_Given task:_ Repeat only the lines below that run from the line with "Write the React, TypeScript" to the line with "const Y_TITLE = 'Throughput';", ends included; skip every picture.

Raw records
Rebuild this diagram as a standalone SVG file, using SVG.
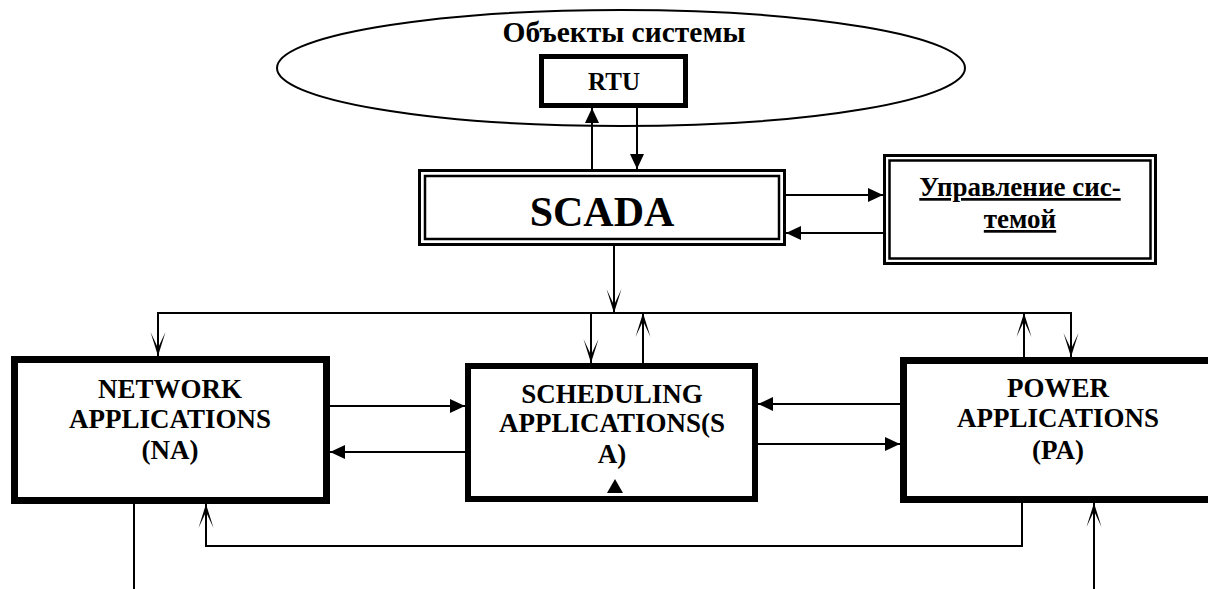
<svg xmlns="http://www.w3.org/2000/svg" width="1208" height="589" viewBox="0 0 1208 589">
  <style>
    .lbl { font-family: "Liberation Serif", "Times New Roman", serif; font-weight: bold; fill: #000; text-anchor: middle; }
    .box { fill: #fff; stroke: #000; }
    .ln { fill: none; stroke: #000; stroke-width: 2; }
  </style>
  <defs>
    <marker id="tri" viewBox="0 0 15 14" refX="15" refY="7" markerWidth="15" markerHeight="14" markerUnits="userSpaceOnUse" orient="auto">
      <path d="M0,0 L15,7 L0,14 Z" fill="#000"/>
    </marker>
    <marker id="vee" viewBox="-25 -9 26 18" refX="0" refY="0" markerWidth="26" markerHeight="18" markerUnits="userSpaceOnUse" orient="auto">
      <path d="M0,0 L-24,-7.5 L-8,0 L-24,7.5 Z" fill="#000"/>
    </marker>
  </defs>
  <rect width="1208" height="589" fill="#fff"/>

  <!-- system objects field with the RTU inside -->
  <g id="objects">
    <ellipse cx="621" cy="68" rx="344" ry="58" fill="#fff" stroke="#000" stroke-width="2"/>
    <text class="lbl" x="624" y="42" font-size="29.5">Объекты системы</text>
  </g>
  <g id="rtu">
    <rect class="box" x="541.5" y="56.5" width="144" height="49" stroke-width="5"/>
    <text class="lbl" x="614" y="90" font-size="25">RTU</text>
  </g>

  <g id="scada">
    <rect class="box" x="419.5" y="170.5" width="365" height="74" stroke-width="3"/>
    <rect fill="none" stroke="#000" x="425" y="176" width="354" height="63" stroke-width="2.5"/>
    <text class="lbl" x="602" y="226" font-size="42">SCADA</text>
  </g>

  <g id="control">
    <rect class="box" x="884.5" y="155.5" width="271" height="108" stroke-width="3"/>
    <rect fill="none" stroke="#000" x="889.5" y="160.5" width="261" height="98" stroke-width="2.5"/>
    <text class="lbl" x="1020" y="196" font-size="27" text-decoration="underline">Управление сис-</text>
    <text class="lbl" x="1020" y="228" font-size="27" text-decoration="underline">темой</text>
  </g>

  <g id="na">
    <rect class="box" x="14.5" y="359.5" width="312" height="141" stroke-width="7"/>
    <text class="lbl" x="170" y="398" font-size="27">NETWORK</text>
    <text class="lbl" x="170" y="428" font-size="27">APPLICATIONS</text>
    <text class="lbl" x="170" y="459" font-size="27">(NA)</text>
  </g>

  <g id="sa">
    <rect class="box" x="468" y="366" width="287" height="133" stroke-width="6"/>
    <text class="lbl" x="612" y="403" font-size="27">SCHEDULING</text>
    <text class="lbl" x="612" y="432" font-size="27">APPLICATIONS(S</text>
    <text class="lbl" x="612" y="463" font-size="27">A)</text>
    <polygon points="607,493 623,493 615,479" fill="#000"/>
  </g>

  <g id="pa">
    <rect class="box" x="903.5" y="360.5" width="312" height="139" stroke-width="7"/>
    <text class="lbl" x="1058" y="397" font-size="27">POWER</text>
    <text class="lbl" x="1058" y="427" font-size="27">APPLICATIONS</text>
    <text class="lbl" x="1058" y="459" font-size="27">(PA)</text>
  </g>

  <g id="connectors">
    <!-- SCADA <-> RTU -->
    <line class="ln" x1="592" y1="170" x2="592" y2="108" marker-end="url(#tri)"/>
    <line class="ln" x1="637" y1="108" x2="637" y2="169" marker-end="url(#tri)"/>
    <!-- SCADA <-> system control -->
    <line class="ln" x1="786" y1="195" x2="883" y2="195" marker-end="url(#tri)"/>
    <line class="ln" x1="883" y1="233" x2="786" y2="233" marker-end="url(#tri)"/>
    <!-- SCADA to the distribution bus -->
    <line class="ln" x1="614" y1="246" x2="614" y2="313" marker-end="url(#vee)"/>
    <!-- distribution bus -->
    <path class="ln" d="M158,356 V313 H1071 V357" />
    <line class="ln" x1="158" y1="330" x2="158" y2="356" marker-end="url(#vee)"/>
    <line class="ln" x1="1071" y1="330" x2="1071" y2="357" marker-end="url(#vee)"/>
    <line class="ln" x1="591" y1="313" x2="591" y2="363" marker-end="url(#vee)"/>
    <line class="ln" x1="643" y1="363" x2="643" y2="313" marker-end="url(#vee)"/>
    <line class="ln" x1="1024" y1="357" x2="1024" y2="313" marker-end="url(#vee)"/>
    <!-- NA <-> SA -->
    <line class="ln" x1="330" y1="406" x2="465" y2="406" marker-end="url(#tri)"/>
    <line class="ln" x1="465" y1="452" x2="330" y2="452" marker-end="url(#tri)"/>
    <!-- PA <-> SA -->
    <line class="ln" x1="900" y1="404" x2="758" y2="404" marker-end="url(#tri)"/>
    <line class="ln" x1="758" y1="444" x2="900" y2="444" marker-end="url(#tri)"/>
    <!-- PA back to NA underneath -->
    <path class="ln" d="M1022,503 V546 H206 V504" marker-end="url(#vee)"/>
    <!-- external links at the bottom -->
    <line class="ln" x1="134" y1="504" x2="134" y2="589"/>
    <line class="ln" x1="1094" y1="589" x2="1094" y2="503" marker-end="url(#vee)"/>
  </g>
</svg>
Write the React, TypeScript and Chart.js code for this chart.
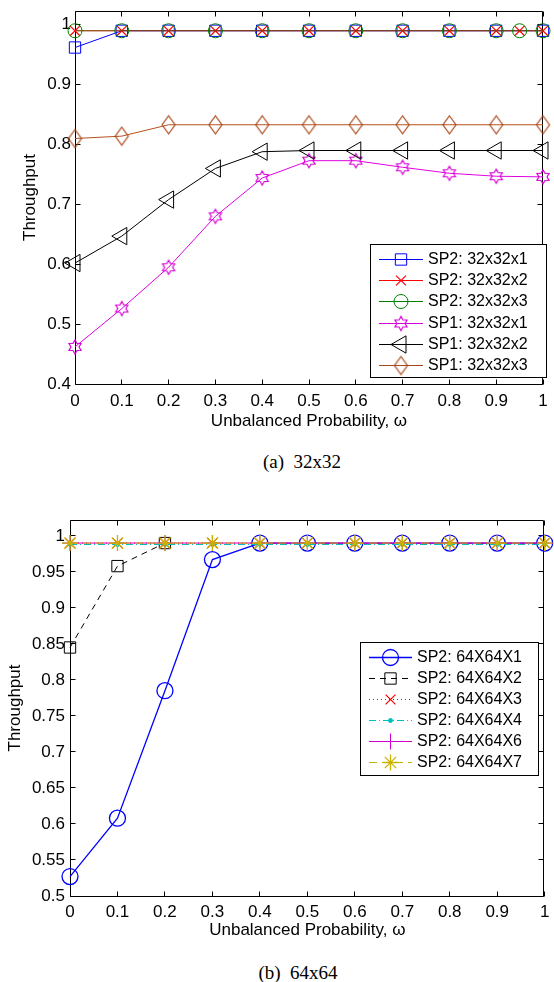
import React, { useEffect, useRef } from 'react';
import { Chart, registerables } from 'chart.js';
import { drawPoint } from 'chart.js/helpers';

Chart.register(...registerables);

// ---------- shared axes ----------
const X_TICKS = [0, 0.1, 0.2, 0.3, 0.4, 0.5, 0.6, 0.7, 0.8, 0.9, 1];
const OMEGA = [0, 0.1, 0.2, 0.3, 0.4, 0.5, 0.6, 0.7, 0.8, 0.9, 1];
const OMEGA_EXT = [0, 0.1, 0.2, 0.3, 0.4, 0.5, 0.6, 0.7, 0.8, 0.9, 0.95, 1];
const OMEGA_SHORT = [0, 0.1, 0.2];
const X_TITLE = 'Unbalanced Probability, \u03c9';
const Y_TITLE = 'Throughput';

// ---------- (a) 32x32 ----------
const Y_TICKS_A = [0.4, 0.5, 0.6, 0.7, 0.8, 0.9, 1];
const LABELS_A = ['SP2: 32x32x1', 'SP2: 32x32x2', 'SP2: 32x32x3', 'SP1: 32x32x1', 'SP1: 32x32x2', 'SP1: 32x32x3'];
const SP2_32X32X1 = [0.962, 0.99, 0.99, 0.99, 0.99, 0.99, 0.99, 0.99, 0.99, 0.99, 0.99];
const SP2_32X32X2 = [0.99, 0.99, 0.99, 0.99, 0.99, 0.99, 0.99, 0.99, 0.99, 0.99, 0.99, 0.99];
const SP2_32X32X3 = [0.99, 0.99, 0.99, 0.99, 0.99, 0.99, 0.99, 0.99, 0.99, 0.99, 0.99, 0.99];
const SP1_32X32X1 = [0.462, 0.526, 0.595, 0.68, 0.744, 0.773, 0.773, 0.762, 0.752, 0.747, 0.746];
const SP1_32X32X2 = [0.602, 0.647, 0.708, 0.76, 0.788, 0.79, 0.79, 0.79, 0.79, 0.79, 0.79];
const SP1_32X32X3 = [0.81, 0.814, 0.833, 0.833, 0.833, 0.833, 0.833, 0.833, 0.833, 0.833, 0.833];
const CAPTION_A = '(a)  32x32';

// ---------- (b) 64x64 ----------
const Y_TICKS_B = [0.5, 0.55, 0.6, 0.65, 0.7, 0.75, 0.8, 0.85, 0.9, 0.95, 1];
const LABELS_B = ['SP2: 64X64X1', 'SP2: 64X64X2', 'SP2: 64X64X3', 'SP2: 64X64X4', 'SP2: 64X64X6', 'SP2: 64X64X7'];
const SP2_64X64X1 = [0.527, 0.608, 0.785, 0.967, 0.99, 0.99, 0.99, 0.99, 0.99, 0.99, 0.99];
const SP2_64X64X2 = [0.845, 0.958, 0.99];
const SP2_64X64X3 = [0.99, 0.99, 0.99, 0.99, 0.99, 0.99, 0.99, 0.99, 0.99, 0.99, 0.99];
const SP2_64X64X4 = [0.988, 0.988, 0.988, 0.988, 0.988, 0.988, 0.988, 0.988, 0.988, 0.988, 0.988];
const SP2_64X64X6 = [0.99, 0.99, 0.99, 0.99, 0.99, 0.99, 0.99, 0.99, 0.99, 0.99, 0.99];
const SP2_64X64X7 = [0.99, 0.99, 0.99, 0.99, 0.99, 0.99, 0.99, 0.99, 0.99, 0.99, 0.99];
const CAPTION_B = '(b)  64x64';

const FONT = "'Liberation Sans', Arial, Helvetica, sans-serif";
const SERIF = "'Liberation Serif', 'Times New Roman', serif";

// ---------- marker canvases ----------
function makeHexagram(color: string, R: number) {
  const s = Math.ceil(2 * R + 4);
  const c = document.createElement('canvas');
  c.width = s; c.height = s;
  const g = c.getContext('2d')!;
  const cx = s / 2, cy = s / 2, r = R / Math.sqrt(3);
  g.beginPath();
  for (let k = 0; k < 12; k++) {
    const a = -Math.PI / 2 + (k * Math.PI) / 6;
    const rr = k % 2 === 0 ? R : r;
    const px = cx + rr * Math.cos(a), py = cy + rr * Math.sin(a);
    if (k === 0) g.moveTo(px, py); else g.lineTo(px, py);
  }
  g.closePath();
  g.strokeStyle = color; g.lineWidth = 1.2; g.stroke();
  return c;
}
function makeDiamond(color: string, w: number, h: number) {
  const c = document.createElement('canvas');
  c.width = w + 4; c.height = h + 4;
  const g = c.getContext('2d')!;
  const cx = c.width / 2, cy = c.height / 2;
  g.beginPath();
  g.moveTo(cx, cy - h / 2); g.lineTo(cx + w / 2, cy); g.lineTo(cx, cy + h / 2); g.lineTo(cx - w / 2, cy);
  g.closePath();
  g.strokeStyle = color; g.lineWidth = 1.2; g.stroke();
  return c;
}

function series(xs: number[], ys: number[], label: string, color: string, lineColor: string, marker: any, radius: number, i: number, extra: any = {}) {
  return {
    label,
    data: xs.map((x, k) => ({ x, y: ys[k] })),
    borderColor: lineColor,
    borderWidth: 1,
    pointStyle: marker,
    pointRadius: radius,
    pointBorderColor: color,
    pointBackgroundColor: 'rgba(0,0,0,0)',
    pointBorderWidth: 1,
    tension: 0,
    fill: false,
    clip: false,
    order: -i,
    ...extra,
  };
}

// ---------- plugin: MATLAB-like frame, inward ticks and legend ----------
const mlPlugin = {
  id: 'mlFrame',
  beforeDatasetsDraw(chart: any) {
    const { ctx, chartArea: a, scales } = chart;
    const L = Math.floor(a.left) + 0.5, R = Math.floor(a.right) - 0.5;
    const T = Math.floor(a.top) + 0.5, B = Math.floor(a.bottom) + 0.5;
    ctx.save();
    ctx.strokeStyle = '#000';
    ctx.lineWidth = 1;
    ctx.beginPath();
    ctx.rect(L, T, R - L, B - T);
    for (const t of scales.x.ticks) {
      const px = Math.floor(scales.x.getPixelForValue(t.value)) + 0.5;
      ctx.moveTo(px, B); ctx.lineTo(px, B - 5);
      ctx.moveTo(px, T); ctx.lineTo(px, T + 5);
    }
    for (const t of scales.y.ticks) {
      const py = Math.floor(scales.y.getPixelForValue(t.value)) + 0.5;
      ctx.moveTo(L, py); ctx.lineTo(L + 5, py);
      ctx.moveTo(R, py); ctx.lineTo(R - 5, py);
    }
    ctx.stroke();
    ctx.restore();
  },
  afterDatasetsDraw(chart: any) {
    const o = chart.options.plugins.mlFrame;
    if (!o) return;
    const { ctx } = chart;
    ctx.save();
    ctx.fillStyle = '#fff';
    ctx.fillRect(o.x, o.y, o.w, o.h);
    ctx.strokeStyle = '#000';
    ctx.lineWidth = 1;
    ctx.strokeRect(o.x + 0.5, o.y + 0.5, o.w, o.h);
    const mid = (o.lineX0 + o.lineX1) / 2;
    chart.data.datasets.forEach((ds: any, i: number) => {
      const cy = Math.round(o.y + o.first + i * o.rowH) + 0.5;
      ctx.save();
      ctx.strokeStyle = ds.pointBorderColor;
      ctx.lineWidth = ds.borderWidth;
      ctx.setLineDash(ds.borderDash || []);
      ctx.beginPath();
      ctx.moveTo(o.lineX0, cy); ctx.lineTo(o.lineX1, cy);
      ctx.stroke();
      ctx.setLineDash([]);
      ctx.strokeStyle = ds.pointBorderColor;
      ctx.fillStyle = ds.pointBackgroundColor;
      ctx.lineWidth = ds.pointBorderWidth;
      drawPoint(ctx, { pointStyle: ds.pointStyle, radius: ds.pointRadius, rotation: ds.pointRotation || 0, borderWidth: ds.pointBorderWidth } as any, mid, cy);
      ctx.restore();
      ctx.fillStyle = '#000';
      ctx.font = `${o.fontSize}px ${FONT}`;
      ctx.textBaseline = 'middle';
      ctx.textAlign = 'left';
      ctx.fillText(ds.label, o.textX, cy);
    });
    ctx.restore();
  },
};

type Area = { left: number; top: number; right: number; bottom: number };

function buildOptions(p: {
  W: number; H: number; area: Area; yMin: number; yMax: number; yTicks: number[];
  xTickPad: number; yTickPad: number; xTitlePad: number; yTitlePad: number; legend: any;
}) {
  const tickFont = { family: FONT, size: 17 };
  const titleFont = { family: FONT, size: 17 };
  return {
    responsive: false,
    animation: false as const,
    devicePixelRatio: 1,
    events: [],
    layout: { padding: { left: 0, top: p.area.top, right: p.W - p.area.right, bottom: 0 } },
    plugins: { legend: { display: false }, tooltip: { enabled: false }, mlFrame: p.legend },
    scales: {
      x: {
        type: 'linear' as const,
        min: 0,
        max: 1,
        afterBuildTicks: (s: any) => { s.ticks = X_TICKS.map((v) => ({ value: v })); },
        afterFit: (s: any) => { s.height = p.H - p.area.bottom; s.paddingLeft = 0; s.paddingRight = 0; },
        ticks: { callback: (v: any) => String(v), autoSkip: false, maxRotation: 0, minRotation: 0, font: tickFont, color: '#000', padding: p.xTickPad },
        grid: { display: false, drawTicks: false },
        border: { display: false },
        title: { display: true, text: X_TITLE, font: titleFont, color: '#000', padding: { top: 0, bottom: p.xTitlePad } },
      },
      y: {
        type: 'linear' as const,
        min: p.yMin,
        max: p.yMax,
        afterBuildTicks: (s: any) => { s.ticks = p.yTicks.map((v) => ({ value: v })); },
        afterFit: (s: any) => { s.width = p.area.left; s.paddingTop = 0; s.paddingBottom = 0; },
        ticks: { callback: (v: any) => String(v), autoSkip: false, font: tickFont, color: '#000', padding: p.yTickPad },
        grid: { display: false, drawTicks: false },
        border: { display: false },
        title: { display: true, text: Y_TITLE, font: titleFont, color: '#000', padding: { top: p.yTitlePad, bottom: 0 } },
      },
    },
  };
}

const AREA_A: Area = { left: 75, top: 8, right: 552, bottom: 384 };
const AREA_B: Area = { left: 70, top: 40, right: 548, bottom: 416 };

function configA() {
  const hex = makeHexagram('#d800d8', 7);
  const dia = makeDiamond('#a84818', 13, 18);
  const datasets = [
    series(OMEGA, SP2_32X32X1, LABELS_A[0], '#0000ff', '#0000ff', 'rect', 8, 0),
    series(OMEGA_EXT, SP2_32X32X2, LABELS_A[1], '#ff0000', '#ff0000', 'crossRot', 7, 1, { pointBorderWidth: 1.2 }),
    series(OMEGA_EXT, SP2_32X32X3, LABELS_A[2], '#008000', 'rgba(0,128,0,0.55)', 'circle', 7, 2),
    series(OMEGA, SP1_32X32X1, LABELS_A[3], '#d800d8', '#e000e0', hex, 7, 3),
    series(OMEGA, SP1_32X32X2, LABELS_A[4], '#000000', '#000000', 'triangle', 10, 4, { pointRotation: -90 }),
    series(OMEGA, SP1_32X32X3, LABELS_A[5], '#a84818', '#b4501e', dia, 8, 5),
  ];
  return {
    type: 'line' as const,
    data: { datasets },
    options: buildOptions({
      W: 554, H: 440, area: AREA_A,
      yMin: 0.4, yMax: 1.023, yTicks: Y_TICKS_A,
      xTickPad: 7, yTickPad: 4, xTitlePad: 8, yTitlePad: 20,
      legend: { x: 370, y: 244, w: 176, h: 133, first: 15, rowH: 21.2, lineX0: 379, lineX1: 423, textX: 428, fontSize: 16 },
    }),
    plugins: [mlPlugin],
  };
}

function configB() {
  const datasets = [
    series(OMEGA, SP2_64X64X1, LABELS_B[0], '#0000ff', '#0000ff', 'circle', 8, 0, { borderWidth: 1.3, pointBorderWidth: 1.3 }),
    series(OMEGA_SHORT, SP2_64X64X2, LABELS_B[1], '#000000', '#000000', 'rect', 8, 1, { borderDash: [6, 5] }),
    series(OMEGA, SP2_64X64X3, LABELS_B[2], '#ff0000', '#ff0000', 'crossRot', 7, 2, { borderDash: [1, 3], pointBorderWidth: 1.2 }),
    series(OMEGA, SP2_64X64X4, LABELS_B[3], '#00bfbf', '#00bfbf', 'circle', 2, 3, { borderDash: [7, 3, 1, 3], pointBackgroundColor: '#00bfbf' }),
    series(OMEGA, SP2_64X64X6, LABELS_B[4], '#d000d0', '#d000d0', 'cross', 8, 4),
    series(OMEGA, SP2_64X64X7, LABELS_B[5], '#c8b400', '#c8b400', 'star', 8, 5, { borderDash: [8, 5], pointBorderWidth: 1.3 }),
  ];
  return {
    type: 'line' as const,
    data: { datasets },
    options: buildOptions({
      W: 554, H: 462, area: AREA_B,
      yMin: 0.5, yMax: 1.022, yTicks: Y_TICKS_B,
      xTickPad: 6, yTickPad: 5, xTitlePad: 1, yTitlePad: 5,
      legend: { x: 360, y: 162, w: 178, h: 133, first: 14.7, rowH: 21, lineX0: 369, lineX1: 412, textX: 417, fontSize: 16 },
    }),
    plugins: [mlPlugin],
  };
}

// nudge layout padding until the plot area sits exactly where wanted
function fitArea(chart: any, want: Area) {
  for (let k = 0; k < 4; k++) {
    const a = chart.chartArea;
    const pad = chart.options.layout.padding;
    const dl = want.left - a.left, dr = a.right - want.right, dt = want.top - a.top, db = a.bottom - want.bottom;
    if (Math.max(Math.abs(dl), Math.abs(dr), Math.abs(dt), Math.abs(db)) < 0.25) break;
    chart.options.layout.padding = {
      left: (pad.left || 0) + dl,
      right: (pad.right || 0) + dr,
      top: (pad.top || 0) + dt,
      bottom: (pad.bottom || 0) + db,
    };
    chart.update();
  }
}

function ChartCanvas({ build, area, width, height, top }: { build: () => any; area: Area; width: number; height: number; top: number }) {
  const ref = useRef<HTMLCanvasElement>(null);
  useEffect(() => {
    const chart = new Chart(ref.current!, build());
    fitArea(chart, area);
    return () => chart.destroy();
  }, []);
  return <canvas ref={ref} width={width} height={height} style={{ position: 'absolute', left: 0, top, width, height }} />;
}

function Caption({ text, cx, cy }: { text: string; cx: number; cy: number }) {
  return (
    <div style={{ position: 'absolute', left: cx - 100, width: 200, top: cy - 12, height: 24, lineHeight: '24px', textAlign: 'center', fontFamily: SERIF, fontSize: 19, whiteSpace: 'pre', color: '#000' }}>
      {text}
    </div>
  );
}

export default function App() {
  return (
    <div style={{ position: 'absolute', left: 0, top: 0, width: 554, height: 982, overflow: 'hidden', background: '#fff' }}>
      <ChartCanvas build={configA} area={AREA_A} width={554} height={440} top={0} />
      <Caption text={CAPTION_A} cx={302} cy={462} />
      <ChartCanvas build={configB} area={AREA_B} width={554} height={462} top={480} />
      <Caption text={CAPTION_B} cx={298} cy={973} />
    </div>
  );
}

_Output for this task:_
Write the React, TypeScript and Chart.js code for this chart.
import React, { useEffect, useRef } from 'react';
import { Chart, registerables } from 'chart.js';
import { drawPoint } from 'chart.js/helpers';

Chart.register(...registerables);

// ---------- shared axes ----------
const X_TICKS = [0, 0.1, 0.2, 0.3, 0.4, 0.5, 0.6, 0.7, 0.8, 0.9, 1];
const OMEGA = [0, 0.1, 0.2, 0.3, 0.4, 0.5, 0.6, 0.7, 0.8, 0.9, 1];
const OMEGA_EXT = [0, 0.1, 0.2, 0.3, 0.4, 0.5, 0.6, 0.7, 0.8, 0.9, 0.95, 1];
const OMEGA_SHORT = [0, 0.1, 0.2];
const X_TITLE = 'Unbalanced Probability, \u03c9';
const Y_TITLE = 'Throughput';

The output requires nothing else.